Four hundred eighteen offshore turbines came online in 2013 in Europe, making a record 1,567 Megawatts (MW) of new capacity. This is one-third more than the capacity installed in 2012.
This makes a new total of 6,562 MW of offshore wind power — enough to provide 0.7 percent of the EU's electricity.
However a closer look at what happened reveals a slow-down during the year: two-thirds of the new capacity came online in the first six months. With 11 projects now under construction, down from 14 this time last year, market and regulatory stability is critical to bringing forward the 22,000 MW of consented projects across Europe.
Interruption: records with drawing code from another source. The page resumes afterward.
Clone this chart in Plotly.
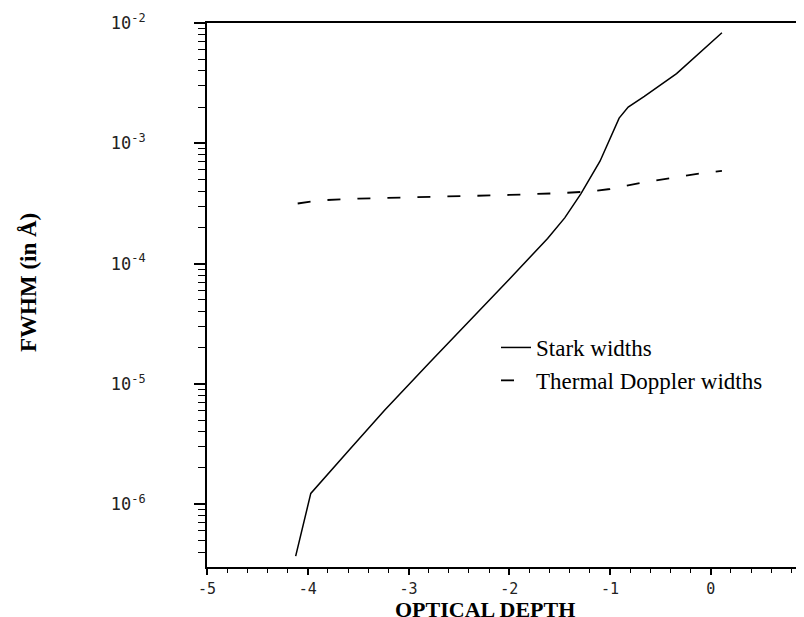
import plotly.graph_objects as go

# Optical depth (x) and FWHM in Angstrom (y)
stark_depth = [-4.12, -3.97, -3.6, -3.24, -2.8, -2.4, -2.0, -1.62, -1.45, -1.29,
               -1.10, -0.91, -0.82, -0.66, -0.34, 0.11]
stark_fwhm = [3.7e-7, 1.23e-6, 2.75e-6, 6.0e-6, 1.48e-5, 3.3e-5, 7.4e-5, 1.62e-4,
              2.4e-4, 3.8e-4, 7.1e-4, 1.62e-3, 2.0e-3, 2.45e-3, 3.8e-3, 8.3e-3]

doppler_depth = [-4.10, -3.9, -3.5, -3.0, -2.5, -2.0, -1.5, -1.2, -1.0, -0.7,
                 -0.4, -0.1, 0.11]
doppler_fwhm = [3.16e-4, 3.35e-4, 3.47e-4, 3.55e-4, 3.59e-4, 3.72e-4, 3.85e-4,
                3.98e-4, 4.17e-4, 4.68e-4, 5.13e-4, 5.62e-4, 5.89e-4]

x_tickvals = [-5, -4, -3, -2, -1, 0, 1]
x_ticktext = ["-5", "-4", "-3", "-2", "-1", "0", "1"]
y_tickvals = [1e-6, 1e-5, 1e-4, 1e-3, 1e-2]
y_ticktext = ["10<sup>-6</sup>", "10<sup>-5</sup>", "10<sup>-4</sup>",
              "10<sup>-3</sup>", "10<sup>-2</sup>"]

y_minor = [m * 10.0 ** e for e in range(-7, -2) for m in range(2, 10)]

# plot area in pixels
L, R, T, B = 199, 0, 15, 58
W, H = 804, 617
pw = W - L - R
ph = H - T - B


def px_x(px):
    return (px - L) / pw


def px_y(py):
    return 1 - (py - T) / ph


fig = go.Figure()
fig.add_trace(go.Scatter(x=stark_depth, y=stark_fwhm, mode="lines",
                         name="Stark widths",
                         line=dict(color="black", width=1.5)))
fig.add_trace(go.Scatter(x=doppler_depth, y=doppler_fwhm, mode="lines",
                         name="Thermal Doppler widths",
                         line=dict(color="black", width=1.8, dash="13px,17px")))

y_tick_font = dict(family="DejaVu Sans Mono", size=17, color="#222")
x_tick_font = dict(family="DejaVu Sans Mono", size=15, color="#222")
fig.update_layout(
    width=W, height=H,
    margin=dict(l=L, r=R, t=T, b=B),
    plot_bgcolor="white", paper_bgcolor="white",
    showlegend=True,
    legend=dict(x=px_x(488), y=px_y(318), xanchor="left", yanchor="top",
                font=dict(family="Liberation Serif", size=23, color="black"),
                bgcolor="rgba(0,0,0,0)", itemwidth=30, tracegroupgap=0),
    xaxis=dict(range=[-5, 1.004], showgrid=False, zeroline=False,
               showline=True, linecolor="black", linewidth=2, mirror=True,
               ticks="outside", ticklen=6, tickwidth=1.5, tickcolor="black",
               tickvals=x_tickvals, ticktext=x_ticktext, tickfont=x_tick_font,
               ticklabelstandoff=1,
               minor=dict(ticks="outside", ticklen=4, tickwidth=1.2,
                          tickcolor="black", dtick=0.2, showgrid=False)),
    yaxis=dict(type="log", range=[-6.522, -2], showgrid=False, zeroline=False,
               showline=True, linecolor="black", linewidth=2,
               ticks="outside", ticklen=11, tickwidth=1.5, tickcolor="black",
               tickvals=y_tickvals, ticktext=y_ticktext, tickfont=y_tick_font,
               ticklabelstandoff=45,
               minor=dict(ticks="outside", ticklen=7, tickwidth=1.2,
                          tickcolor="black", tickvals=y_minor, showgrid=False)),
    annotations=[
        dict(text="<b>OPTICAL DEPTH</b>", x=px_x(477), y=px_y(601),
             xref="paper", yref="paper", xanchor="center", yanchor="middle",
             showarrow=False, borderpad=0,
             font=dict(family="Liberation Serif", size=22, color="black")),
        dict(text="<b>FWHM (in Å)</b>", x=px_x(20), y=px_y(275),
             xref="paper", yref="paper", xanchor="center", yanchor="middle",
             showarrow=False, textangle=-90,
             font=dict(family="Liberation Serif", size=23, color="black")),
    ],
)

fig.write_html("out.html")
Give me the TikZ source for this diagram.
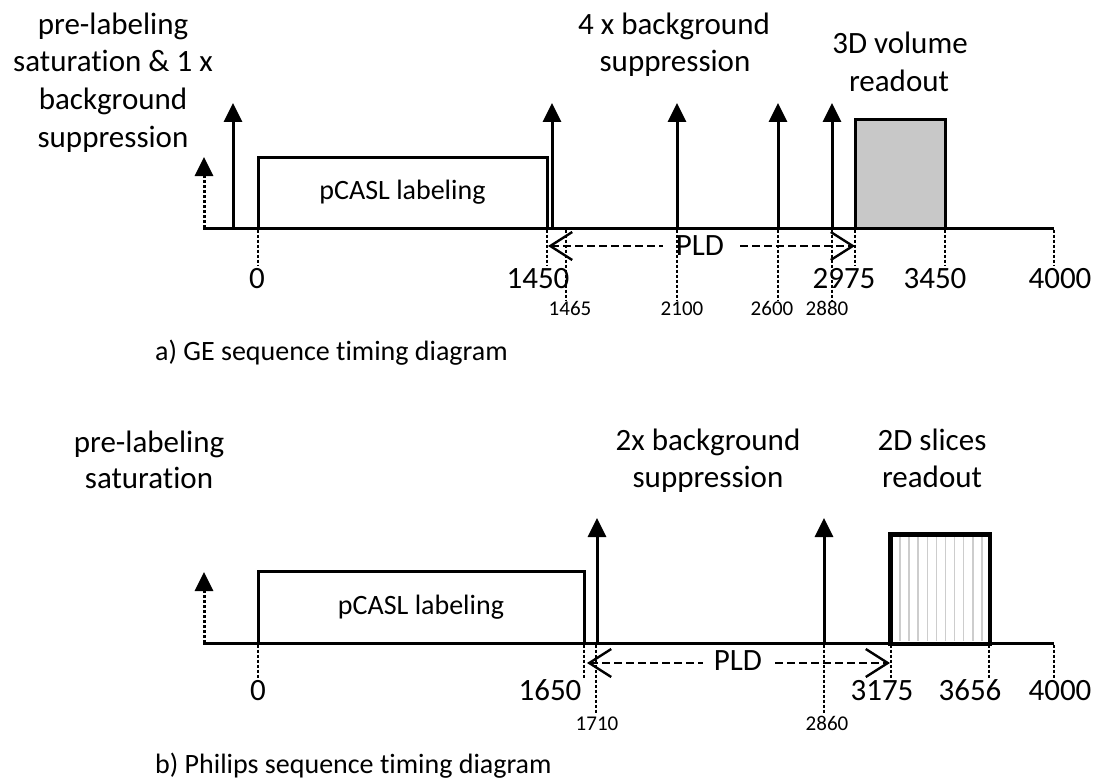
\documentclass[tikz,border=0pt]{standalone}
\usepackage{fontspec}
\setmainfont{Carlito}[Ligatures={NoCommon}]
\usetikzlibrary{arrows.meta}
\definecolor{readgray}{RGB}{200,200,200}
\definecolor{stripegray}{RGB}{205,205,205}
\begin{document}
\begin{tikzpicture}[x=1pt,y=-1pt,
  axisline/.style={line width=3pt},
  boxstyle/.style={draw,line width=3pt,inner sep=0pt,font=\fontsize{28}{33}\selectfont},
  pulse/.style={line width=3pt,-{Triangle[length=19pt,width=18pt]}},
  satpulse/.style={line width=3pt,dash pattern=on 3pt off 2pt,-{Triangle[length=19pt,width=18pt]}},
  tickline/.style={line width=2.8pt,dash pattern=on 3pt off 2pt},
  pldline/.style={line width=2.4pt,dash pattern=on 8pt off 4pt},
  pldtipL/.style={{Straight Barb[length=22pt,width=28pt]}-},
  pldtipR/.style={-{Straight Barb[length=22pt,width=28pt]}},
  lbl/.style={font=\fontsize{31}{37}\selectfont,inner sep=0pt,anchor=base},
  num/.style={font=\fontsize{31}{37}\selectfont,inner sep=0pt,anchor=base},
  smallnum/.style={font=\fontsize{21}{25}\selectfont,inner sep=0pt,anchor=base},
  caption/.style={font=\fontsize{28}{33}\selectfont,inner sep=0pt,anchor=base west}]
\useasboundingbox (0,0) rectangle (1097,781);

%================ a) GE =================
\coordinate (axA0) at (203,228);
\coordinate (axA1) at (1054,228);
\node[boxstyle,minimum width=289pt,minimum height=71pt] (pcA) at (402.5,192.5) {pCASL labeling};
\node[boxstyle,fill=readgray,minimum width=90pt,minimum height=108pt] (roA) at (900,174) {};
\draw[axisline] (axA0) -- (axA1);
\coordinate (sA) at (204,228);  \coordinate (sAt) at (204,157);
\coordinate (pA1) at (233,228); \coordinate (pA1t) at (233,103);
\coordinate (pA2) at (552,228); \coordinate (pA2t) at (552,103);
\coordinate (pA3) at (677,228); \coordinate (pA3t) at (677,103);
\coordinate (pA4) at (778,228); \coordinate (pA4t) at (778,103);
\coordinate (pA5) at (832,228); \coordinate (pA5t) at (832,103);
\draw[satpulse] (sA) -- (sAt);
\draw[pulse] (pA1) -- (pA1t);
\draw[pulse] (pA2) -- (pA2t);
\draw[pulse] (pA3) -- (pA3t);
\draw[pulse] (pA4) -- (pA4t);
\draw[pulse] (pA5) -- (pA5t);
\foreach \n/\x/\e in {tA0/258/266, tA1450/547/266, tA1465/566/300, tA2100/677/300,
  tA2600/778/300, tA2880/832/300, tA2975/855/266, tA3450/945/266, tA4000/1054/266}{
  \coordinate (\n) at (\x,229.5);
  \coordinate (\n e) at (\x,\e);
  \draw[tickline] (\n) -- (\n e);
}
\coordinate (pldAL) at (548,246);
\coordinate (pldAgL) at (663,246);
\coordinate (pldAgR) at (740,246);
\coordinate (pldAR) at (855,246);
\draw[pldline,pldtipL] (pldAL) -- (pldAgL);
\draw[pldline,pldtipR] (pldAgR) -- (pldAR);
\node[lbl] (pldA) at (700,255) {PLD};
\node[num] (nA0) at (257,288) {0};
\node[num] (nA1450) at (538,288) {1450};
\node[num] (nA2975) at (844,288) {2975};
\node[num] (nA3450) at (935,288) {3450};
\node[num] (nA4000) at (1060,288) {4000};
\node[smallnum] (sA1465) at (570,315) {1465};
\node[smallnum] (sA2100) at (682,315) {2100};
\node[smallnum] (sA2600) at (772,315) {2600};
\node[smallnum] (sA2880) at (827,315) {2880};
\node[lbl] (tA1) at (113,35) {pre-labeling};
\node[lbl] (tA2) at (113,72) {saturation \& 1 x};
\node[lbl] (tA3) at (113,110) {background};
\node[lbl] (tA4) at (113,147) {suppression};
\node[lbl] (tB1) at (674,35) {4 x background};
\node[lbl] (tB2) at (675,72) {suppression};
\node[lbl] (tC1) at (900,54) {3D volume};
\node[lbl] (tC2) at (899,92) {readout};
\node[caption] (capA) at (155,360) {a) GE sequence timing diagram};

%================ b) Philips =================
\coordinate (axB0) at (203,643);
\coordinate (axB1) at (1054,643);
\node[boxstyle,minimum width=326pt,minimum height=72pt] (pcB) at (421,607) {pCASL labeling};
\node[boxstyle,fill=white,minimum width=98pt,minimum height=108pt] (roB) at (940,589) {};
\foreach \i in {0,...,9}{
  \draw[stripegray,line width=1.5pt] (900+\i*9.1,537) -- (900+\i*9.1,641);
}
\draw[line width=3pt] (roB.south west) rectangle (roB.north east);
\draw[axisline] (axB0) -- (axB1);
\coordinate (sB) at (204,643);  \coordinate (sBt) at (204,572);
\coordinate (pB1) at (597,643); \coordinate (pB1t) at (597,518);
\coordinate (pB2) at (824,643); \coordinate (pB2t) at (824,518);
\draw[satpulse] (sB) -- (sBt);
\draw[pulse] (pB1) -- (pB1t);
\draw[pulse] (pB2) -- (pB2t);
\foreach \n/\x/\e in {tB0/258/678, tB1650/584/678, tB1710/596/713, tB2860/824/713,
  tB3175/891/678, tB3656/989/678, tB4000/1054/678}{
  \coordinate (\n) at (\x,644.5);
  \coordinate (\n e) at (\x,\e);
  \draw[tickline] (\n) -- (\n e);
}
\coordinate (pldBL) at (587,663);
\coordinate (pldBgL) at (703,663);
\coordinate (pldBgR) at (775,663);
\coordinate (pldBR) at (890,663);
\draw[pldline,pldtipL] (pldBL) -- (pldBgL);
\draw[pldline,pldtipR] (pldBgR) -- (pldBR);
\node[lbl] (pldB) at (738,670) {PLD};
\node[num] (nB0) at (258,700) {0};
\node[num] (nB1650) at (550,700) {1650};
\node[num] (nB3175) at (882,700) {3175};
\node[num] (nB3656) at (970,700) {3656};
\node[num] (nB4000) at (1060,700) {4000};
\node[smallnum] (sB1710) at (597,730) {1710};
\node[smallnum] (sB2860) at (827,730) {2860};
\node[lbl] (tD1) at (149,452) {pre-labeling};
\node[lbl] (tD2) at (149,488) {saturation};
\node[lbl] (tE1) at (708,450) {2x background};
\node[lbl] (tE2) at (708,487) {suppression};
\node[lbl] (tF1) at (932,450) {2D slices};
\node[lbl] (tF2) at (932,487) {readout};
\node[caption] (capB) at (155,773) {b) Philips sequence timing diagram};
\end{tikzpicture}
\end{document}
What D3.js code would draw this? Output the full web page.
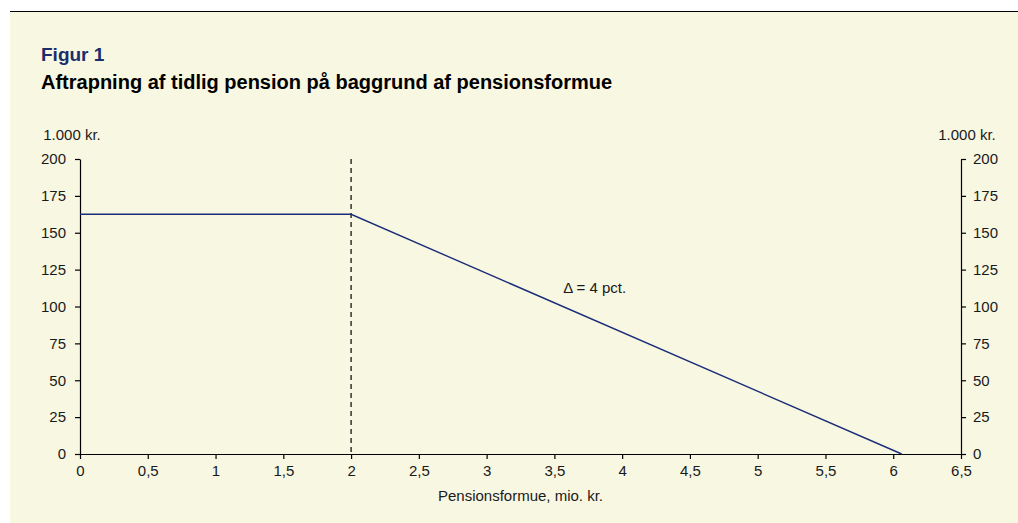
<!DOCTYPE html>
<html><head><meta charset="utf-8">
<script src="https://cdn.jsdelivr.net/npm/d3@7"></script>
<style>
html,body{margin:0;padding:0;background:#fff;}
svg{display:block;}
text{font-family:Arial,"Liberation Sans",Helvetica,sans-serif;}
</style></head>
<body>
<svg id="chart" width="1018" height="523"></svg>
<script>
// Data
const pensionX = [0, 2, 6.0625];          // mio. kr.
const pensionY = [162.5, 162.5, 0];       // 1.000 kr.
const xTicks = [0, 0.5, 1, 1.5, 2, 2.5, 3, 3.5, 4, 4.5, 5, 5.5, 6, 6.5];
const yTicks = [0, 25, 50, 75, 100, 125, 150, 175, 200];
const thresholdX = [2];
const annotation = ["Δ = 4 pct."];
const annotationPos = [3.565, 109]; // data coords (x, y)

const svg = d3.select("#chart");
const W = 1018, H = 523;
const bg = "#f8f7e2";

svg.append("rect").attr("x", 10).attr("y", 12).attr("width", W - 10).attr("height", H - 12).attr("fill", bg);
svg.append("line").attr("x1", 10).attr("x2", W).attr("y1", 11.5).attr("y2", 11.5).attr("stroke", "#000").attr("stroke-width", 1.2);

svg.append("text").attr("x", 41).attr("y", 61).attr("font-size", 19).attr("font-weight", "bold").attr("fill", "#1b2d6b").text("Figur 1");
svg.append("text").attr("x", 41).attr("y", 89).attr("font-size", 20).attr("font-weight", "bold").attr("fill", "#000").text("Aftrapning af tidlig pension på baggrund af pensionsformue");

const m = {l: 80, r: 961, t: 159, b: 454};
const x = d3.scaleLinear().domain([0, 6.5]).range([m.l, m.r]);
const y = d3.scaleLinear().domain([0, 200]).range([m.b, m.t]);
const fmt = d => d3.format("")(d).replace(".", ",");

function styleAxis(g) {
  g.selectAll("path").attr("stroke", "#000").attr("stroke-width", 1.2);
  g.selectAll("line").attr("stroke", "#000").attr("stroke-width", 1.2);
  g.selectAll("text").attr("font-size", 15).attr("fill", "#1a1a1a").attr("font-family", "Arial, 'Liberation Sans', sans-serif");
}

const gx = svg.append("g").attr("transform", `translate(0,${m.b})`)
  .call(d3.axisBottom(x).tickValues(xTicks).tickFormat(fmt).tickSizeInner(5).tickSizeOuter(0).tickPadding(6));
styleAxis(gx);

const gl = svg.append("g").attr("transform", `translate(${m.l},0)`)
  .call(d3.axisLeft(y).tickValues(yTicks).tickSizeInner(5).tickSizeOuter(0).tickPadding(9));
styleAxis(gl);

const gr = svg.append("g").attr("transform", `translate(${m.r},0)`)
  .call(d3.axisRight(y).tickValues(yTicks).tickSizeInner(5).tickSizeOuter(0).tickPadding(7));
styleAxis(gr);

svg.append("text").attr("x", 72).attr("y", 140).attr("text-anchor", "middle").attr("font-size", 15).attr("fill", "#1a1a1a").text("1.000 kr.");
svg.append("text").attr("x", 967).attr("y", 140).attr("text-anchor", "middle").attr("font-size", 15).attr("fill", "#1a1a1a").text("1.000 kr.");

svg.append("text").attr("x", (m.l + m.r) / 2).attr("y", 501).attr("text-anchor", "middle").attr("font-size", 15).attr("fill", "#1a1a1a").text("Pensionsformue, mio. kr.");

// threshold dashed line
svg.selectAll(".thr").data(thresholdX).enter().append("line")
  .attr("x1", d => x(d)).attr("x2", d => x(d)).attr("y1", y(200)).attr("y2", y(0))
  .attr("stroke", "#000").attr("stroke-width", 1.2).attr("stroke-dasharray", "5,4");

const pts = pensionX.map((d, i) => [d, pensionY[i]]);
svg.append("path").datum(pts)
  .attr("d", d3.line().x(d => x(d[0])).y(d => y(d[1])))
  .attr("fill", "none").attr("stroke", "#1b2d78").attr("stroke-width", 1.4);

svg.append("text").attr("x", x(annotationPos[0])).attr("y", y(annotationPos[1]))
  .attr("font-size", 15).attr("fill", "#1a1a1a").text(annotation[0]);
</script>
</body></html>
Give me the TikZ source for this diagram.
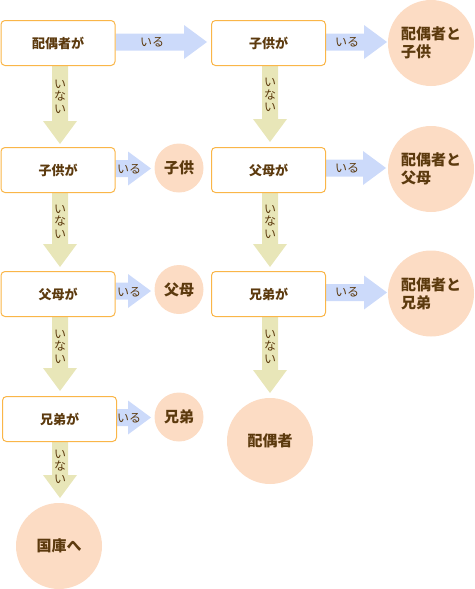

"The unclear political support for offshore wind energy — especially in key offshore wind markets like the UK and Germany — has led to delays to planned projects and fewer new projects being launched. This means installations are likely to plateau until 2015, followed by a decline as from 2016", said Justin Wilkes, Deputy CEO at the European Wind Energy Association (EWEA).
"An ambitious decision on a 2030 renewable energy target by the Heads of State in March would be the right signal to send to the offshore wind sector that Europe will develop its massive offshore wind potential for green growth, jobs, industrialisation, technological leadership and CO2 reductions", Wilkes added.
In 2013 Siemens was the leading turbine supplier (69 percent), DONG Energy the leading developer (48 percent), and Bladt the leading substructure supplier (37 percent), as they were in 2012.